I found myself in a desperate situation. I had to get into the shade to cool down my body, but at the same time I had to get water as soon as possible. If I dehydrated any further and my body overheated because I no longer produced sweat to cool down, I could die very rapidly. !Nate, who had been watching me closely, realised that I was in serious trouble. He told me that he will run back to our camp and ask !Nam!kabe to bring me water.
After resting in the shade for a while, Kayate urged me to walk further, because the camp was still very far and the sun was going down. Once it got dark, !Nam!kabe will not be able to follow !Nate’s tracks back to find us. Walking very slowly, I experienced the ultimate sense of helplessness. My life depended totally on !Nate. If I tried to walk too fast I could kill myself, yet I had to try and make as much progress as possible because if I did not get water soon I could also die. Every now and then I would rest in the shade, and after a while Kayate would urge me on again.

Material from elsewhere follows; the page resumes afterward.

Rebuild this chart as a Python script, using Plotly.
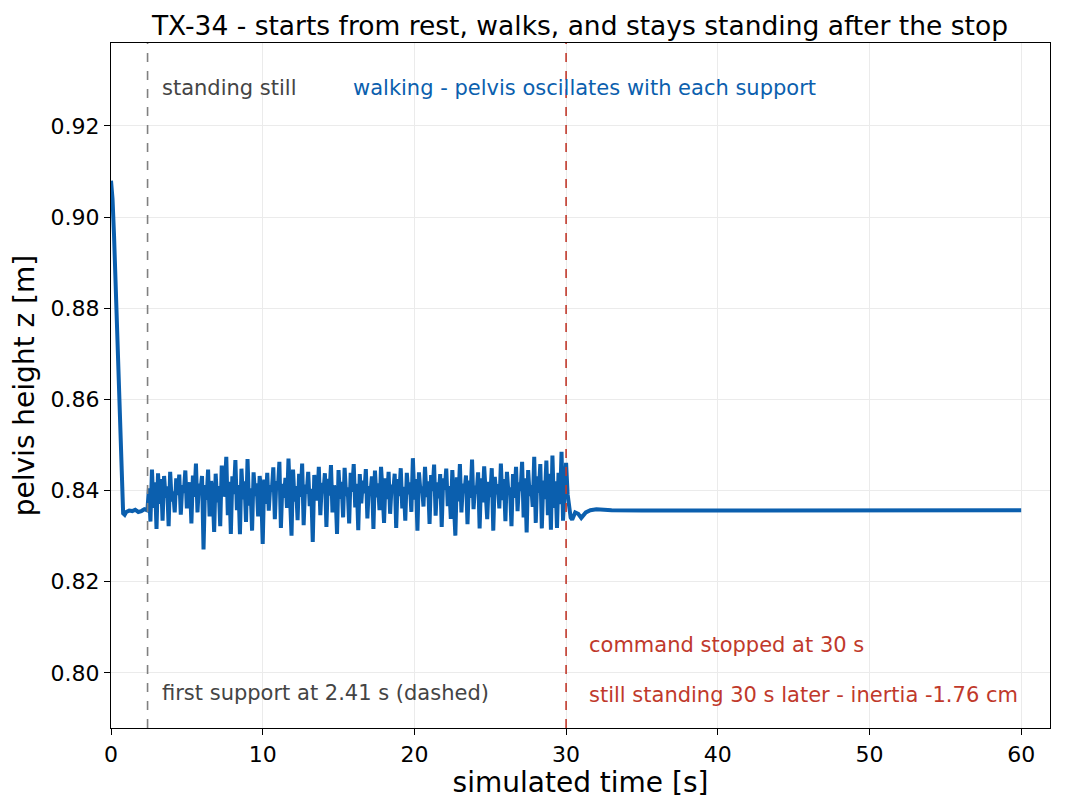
import numpy as np
import plotly.graph_objects as go

# ===============================
# 0. DATA
# ===============================
FIRST_SUPPORT_T = 2.41
STOP_T = 30.0
INERTIA_CM = -1.76

# falling onto the feet + standing still before the first support
t_rest = [0.0, 0.1, 0.2, 0.3, 0.4, 0.5, 0.6, 0.7, 0.8, 0.9, 1.0, 1.2, 1.4,
          1.6, 1.8, 2.0, 2.2, 2.35, 2.41]
z_rest = [0.9080, 0.9040, 0.8960, 0.8860, 0.8770, 0.8660, 0.8540, 0.8420,
          0.8350, 0.8347, 0.8353, 0.8356, 0.8355, 0.8358, 0.8353, 0.8355,
          0.8359, 0.8357, 0.8362]

# walking, one sample every 0.1 s from 2.5 s to 30.0 s
WALK_T0 = 2.5
WALK_DT = 0.1
z_walk = [
    0.8405, 0.8332, 0.8446, 0.8362, 0.8418, 0.8316, 0.8438, 0.8371, 0.8425, 0.8334,
    0.8432, 0.8384, 0.8409, 0.8322, 0.8441, 0.8376, 0.8398, 0.8352, 0.8427, 0.8390,
    0.8435, 0.8347, 0.8412, 0.8395, 0.8444, 0.8361, 0.8403, 0.8418, 0.8328, 0.8433,
    0.8386, 0.8459, 0.8352, 0.8415, 0.8399, 0.8432, 0.8271, 0.8412, 0.8380, 0.8446,
    0.8343, 0.8421, 0.8396, 0.8309, 0.8437, 0.8374, 0.8410, 0.8322, 0.8455, 0.8387,
    0.8403, 0.8474, 0.8346, 0.8419, 0.8305, 0.8431, 0.8392, 0.8467, 0.8357, 0.8412,
    0.8304, 0.8448, 0.8381, 0.8420, 0.8331, 0.8469, 0.8367, 0.8405, 0.8312, 0.8440,
    0.8388, 0.8416, 0.8343, 0.8432, 0.8397, 0.8283, 0.8424, 0.8371, 0.8439, 0.8356,
    0.8412, 0.8398, 0.8451, 0.8337, 0.8421, 0.8402, 0.8463, 0.8318, 0.8415, 0.8384,
    0.8428, 0.8362, 0.8470, 0.8393, 0.8301, 0.8446, 0.8376, 0.8410, 0.8335, 0.8437,
    0.8386, 0.8459, 0.8324, 0.8413, 0.8393, 0.8441, 0.8366, 0.8404, 0.8287, 0.8434,
    0.8401, 0.8378, 0.8452, 0.8346, 0.8417, 0.8394, 0.8438, 0.8320, 0.8426, 0.8389,
    0.8456, 0.8352, 0.8411, 0.8396, 0.8305, 0.8445, 0.8382, 0.8419, 0.8341, 0.8450,
    0.8388, 0.8407, 0.8328, 0.8439, 0.8397, 0.8458, 0.8363, 0.8415, 0.8313, 0.8436,
    0.8372, 0.8422, 0.8394, 0.8447, 0.8339, 0.8410, 0.8392, 0.8431, 0.8316, 0.8444,
    0.8385, 0.8416, 0.8357, 0.8452, 0.8398, 0.8329, 0.8427, 0.8381, 0.8441, 0.8349,
    0.8413, 0.8395, 0.8437, 0.8318, 0.8425, 0.8388, 0.8449, 0.8361, 0.8408, 0.8334,
    0.8439, 0.8392, 0.8418, 0.8353, 0.8471, 0.8380, 0.8425, 0.8312, 0.8440, 0.8397,
    0.8409, 0.8365, 0.8452, 0.8386, 0.8420, 0.8327, 0.8434, 0.8399, 0.8457, 0.8345,
    0.8418, 0.8383, 0.8436, 0.8320, 0.8427, 0.8402, 0.8448, 0.8366, 0.8410, 0.8338,
    0.8445, 0.8390, 0.8301, 0.8429, 0.8376, 0.8458, 0.8352, 0.8415, 0.8395, 0.8433,
    0.8326, 0.8422, 0.8384, 0.8468, 0.8359, 0.8411, 0.8393, 0.8440, 0.8317, 0.8427,
    0.8374, 0.8453, 0.8398, 0.8337, 0.8419, 0.8386, 0.8449, 0.8312, 0.8430, 0.8392,
    0.8414, 0.8361, 0.8459, 0.8379, 0.8425, 0.8333, 0.8441, 0.8395, 0.8407, 0.8322,
    0.8436, 0.8384, 0.8452, 0.8355, 0.8418, 0.8399, 0.8463, 0.8341, 0.8427, 0.8308,
    0.8445, 0.8388, 0.8412, 0.8364, 0.8474, 0.8329, 0.8431, 0.8395, 0.8458, 0.8317,
    0.8422, 0.8381, 0.8466, 0.8346, 0.8437, 0.8314, 0.8477, 0.8362, 0.8420, 0.8318,
    0.8439, 0.8370, 0.8485, 0.8334, 0.8398, 0.8461,
]

# after the stop command: settles and stays standing
t_stop = [30.1, 30.2, 30.3, 30.4, 30.6, 30.8, 31.0, 31.3, 31.6, 32.0, 33.0,
          35.0, 40.0, 50.0, 60.0]
z_stop = [0.8392, 0.8372, 0.8341, 0.8336, 0.8352, 0.8349, 0.8340, 0.8352,
          0.8357, 0.8359, 0.8357, 0.8356, 0.8356, 0.8357, 0.8357]

X_TICKS = [0, 10, 20, 30, 40, 50, 60]
Y_TICKS = [0.80, 0.82, 0.84, 0.86, 0.88, 0.90, 0.92]

BLUE = "#0b5fae"
RED = "#c0392b"
GREY_TXT = "#444444"

# ===============================
# 1. BUILD SERIES
# ===============================
t_walk = np.round(WALK_T0 + WALK_DT * np.arange(len(z_walk)), 2)
t_all = np.concatenate([t_rest, t_walk, t_stop])
z_all = np.concatenate([z_rest, z_walk, z_stop])

# ===============================
# 2. PLOT
# ===============================
fig = go.Figure()

fig.add_trace(go.Scatter(
    x=t_all,
    y=z_all,
    mode="lines",
    line=dict(color=BLUE, width=4),
    name="pelvis z",
    showlegend=False
))

fig.add_vline(x=FIRST_SUPPORT_T, line=dict(color="#808080", width=1.6, dash="dash"))
fig.add_vline(x=STOP_T, line=dict(color=RED, width=1.6, dash="dash"))

txt = dict(size=21, family="DejaVu Sans")
fig.add_annotation(x=3.25, y=0.9283, text="standing still", showarrow=False,
                   xanchor="left", yanchor="middle", font=dict(color=GREY_TXT, **txt))
fig.add_annotation(x=15.85, y=0.9283, text="walking - pelvis oscillates with each support",
                   showarrow=False, xanchor="left", yanchor="middle",
                   font=dict(color=BLUE, **txt))
fig.add_annotation(x=3.25, y=0.7956, text=f"first support at {FIRST_SUPPORT_T:.2f} s (dashed)",
                   showarrow=False, xanchor="left", yanchor="middle",
                   font=dict(color=GREY_TXT, **txt))
fig.add_annotation(x=31.35, y=0.8061, text=f"command stopped at {STOP_T:.0f} s",
                   showarrow=False, xanchor="left", yanchor="middle",
                   font=dict(color=RED, **txt))
fig.add_annotation(x=31.35, y=0.7952,
                   text=f"still standing 30 s later - inertia {INERTIA_CM:.2f} cm",
                   showarrow=False, xanchor="left", yanchor="middle",
                   font=dict(color=RED, **txt))

axis_common = dict(
    showline=True, linecolor="black", linewidth=1.2, mirror=True,
    ticks="outside", ticklen=6, tickcolor="black", tickwidth=1.2,
    showgrid=True, gridcolor="#ebebeb", gridwidth=1,
    zeroline=False, automargin=False,
    tickfont=dict(size=22, color="black", family="DejaVu Sans"),
)

# the page body adds an 8 px offset, so margins are shifted by that much
fig.update_layout(
    width=1080, height=810,
    paper_bgcolor="white", plot_bgcolor="white",
    margin=dict(l=103, r=38, t=35, b=90),
    font=dict(family="DejaVu Sans", color="black"),
    title=dict(
        text="TX-34 - starts from rest, walks, and stays standing after the stop",
        x=0.5296, xanchor="center", y=0.978, yanchor="middle",
        font=dict(size=26.5, color="black")
    ),
    xaxis=dict(
        range=[0, 61.9], tickvals=X_TICKS,
        title=dict(text="simulated time [s]", font=dict(size=28), standoff=4),
        **axis_common
    ),
    yaxis=dict(
        range=[0.7879, 0.9382], tickvals=Y_TICKS, tickformat=".2f",
        title=dict(text="pelvis height z [m]", font=dict(size=28), standoff=8),
        **axis_common
    ),
)

fig.write_html("out.html")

After what seemed to be an eternity the sight of !Nam!kabe carrying several water bottles created an incredible sense of relief. But I still had a long way to go. !Nam!kabe explained that I must not drink a lot of water, because if I drank too much water too quickly I could die. I first had to wash my face and wet my hair to cool down my head. When you suffer from heat stroke you will die if your brain overheats. Only after cooling my head could I take small sips of water, slowly taking in water over an extended period of time.
Later !Nate told me that he also stopped sweating by the time he reached the camp. When he chased the kudu, after everyone else had dropped out, his timing was so fine that had he chased the kudu just a short distance further, he could have killed himself. He risked his own life to save my life.
It took a while for the significance of this single event to sink in. Apart from the fact that I almost lost my life in the process, my spontaneous spur-of-the-moment decision to run with them resulted in something quite unique. For more than fifty years, the Kalahari hunter-gatherers were amongst the most intensively studied population group. Yet, as far as we know, not a single anthropologist had witnessed the persistence hunt. There have been several anecdotal accounts of persistence hunting, but no one (apart from the hunters themselves) had actually witnessed it.
One reason may be that, unlike the bow-and-arrow which draws attention to itself, the persistence hunt requires no weapons. There is therefore no specific weapon or artifact that would prompt an anthropologist to ask hunters about it – and no direct evidence of it in the archaeological record. Unless you already knew about it, it would not occur to you that you should ask hunters about it. /Ui /Ukxa of //Auru village was a young hunter when the Marshall family first arrived in the 1950’s at Nyae Nyae in Namibia. I asked him if anybody have ever asked him about the persistence hunt. He replied: “No, people only asked me about the bow and arrow.” Since nobody asked them, hunters simply never told anthropologists about it.
Persistence hunting was probably one of the first forms of human hunting, yet a tradition that lasted perhaps as long as two million years was only witnessed in the very last decade before it died out. In this book I will show that persistence hunting may have played a critical role in the origin of science.